The others include Sears stores in Fairview Mall in Toronto, Oakville Place in Oakville, Ont., Scarborough Town Centre in Toronto, Fairview Pointe-Claire in Montreal, Polo Park in Winnipeg, Lime Ridge Mall in Hamilton, Brentwood Town Centre in Burnaby, B.C., and Avalon Mall in St. John's.

Sears also has a deal to sell its Garden City store in Winnipeg, which is co-owned by RioCan Real Estate Investment Trust. RioCan bid for the Garden City property after Sears had already accepted a $5-million offer for it from WCRE Investments Ltd. Lawyers representing former employees recently were successful in arguing that RioCan's offer for $1-million more should be allowed to proceed because it would give more money to creditors, including former employees.

Edward Sonshine, chief executive of RioCan, said last month the property – which includes the adjacent parking lot and a store that's been closed for a while – wasn't part of the original insolvency filing "and therefore wasn't on our radar screen until our partner brought it up."

In addition, Sears has deals to sell its SLH Transport Inc. division and three home-improvement businesses, such as duct cleaning and heating and cooling services.

Mr. Stranzl had originally envisioned keeping virtually all the remaining Sears department stores, but Sears received offers for at least 11 of them that were worth more than they were valued at in the Stranzl proposal, sources said.

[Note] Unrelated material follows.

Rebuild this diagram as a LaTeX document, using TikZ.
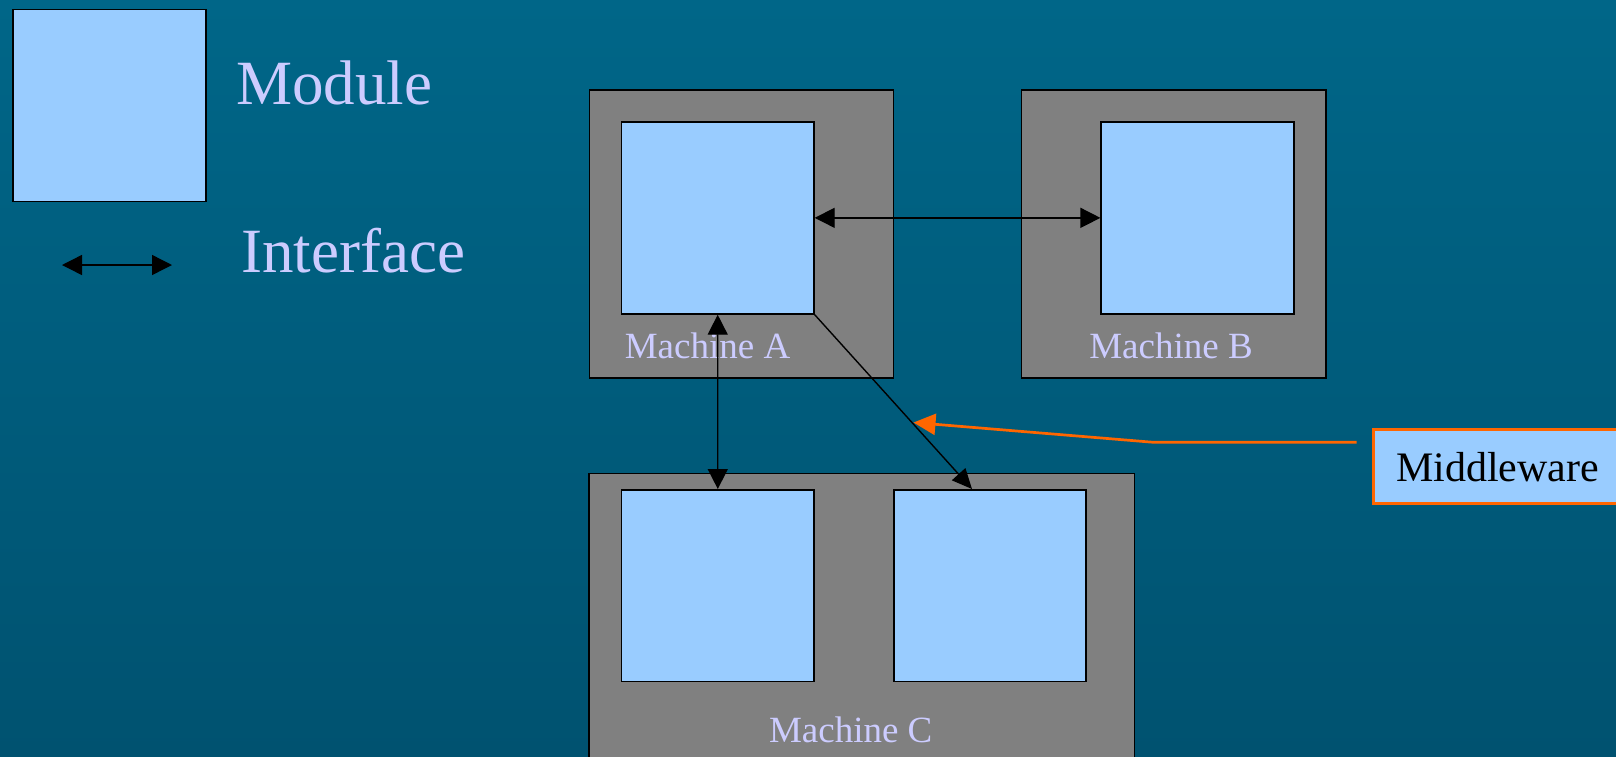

But another source familiar with the process said: "It means hundreds of people have lost their jobs, and those [lease] sales were all done at fire-sale prices. With no notice to the single bidder for Sears Canada."

Sears is overseeing the sale process along with its debtor-in-possession lenders under the Companies' Creditors Arrangement Act (CCAA).

Mr. Stranzl, who has been scrambling for months to put together his management bid, has in his latest offer a bid to buy roughly 60 stores operating as Sears.

As it stands, Sears has until Oct. 25 to finalize sales, according to court documents. But it will ask the court to extend its CCAA protection until Nov. 7 from Oct. 4.

In all, Sears received roughly 70 bids, many of them for single or clusters of stores or other properties or businesses, sources said. Some of the offers were frivolous and rejected quickly and many of the bids overlapped, giving Sears and its advisers a mountain of material to sift through, sources said.

Sears is still in talks to sell more of its businesses, properties and leases to individual buyers, sources said. They include a Sears store in Promenade Mall north of Toronto, where Mr. Stranzl has steered the creation of his Sears 2.0 prototype store with new off-price discounted fashion and home decor lines borrowed from the Winners playbook and private-label clothing lines.

Sears has also been in discussions with real estate group Bentall Kennedy (Canada) LP about selling some of its Sears store leases, sources said.

Landlords who have bid to buy back their leases want control over future tenants, although their bids have been relatively low, sources said. And some may even agree to lease the stores back to Sears if Mr. Stranzl's bid survives, as a stop-gap measure as they prepare more long-term plans for their space, with conditions of being able to get the stores back in the short term, they said.

Mr. Stranzl's bid includes roughly $25-million to $30-million of financing from a California investor as well as about $250-million to $275-million of debt financing from institutional and other players, a source familiar with the situation said. The California player involved is Vadim Perelman, who runs Baker Street Capital Management and has had past dealings with Mr. Stranzl.

Most of the debt financing would have been secured against $400-million of inventory, although some of that merchandise will now by liquidated, while some of the financing would be secured against 10 owned properties, the source said. Mr. Stranzl's deal also entails the assumption of about $350-million of liabilities from employee severances and leases, the source said.

Meanwhile, Edward Lampert, CEO of U.S.-based Sears Holdings Corp. – which together with his hedge fund owns 57 per cent of Sears Canada, is not involved in the bidding or in financing Mr. Stranzl's bid, the court documents confirm.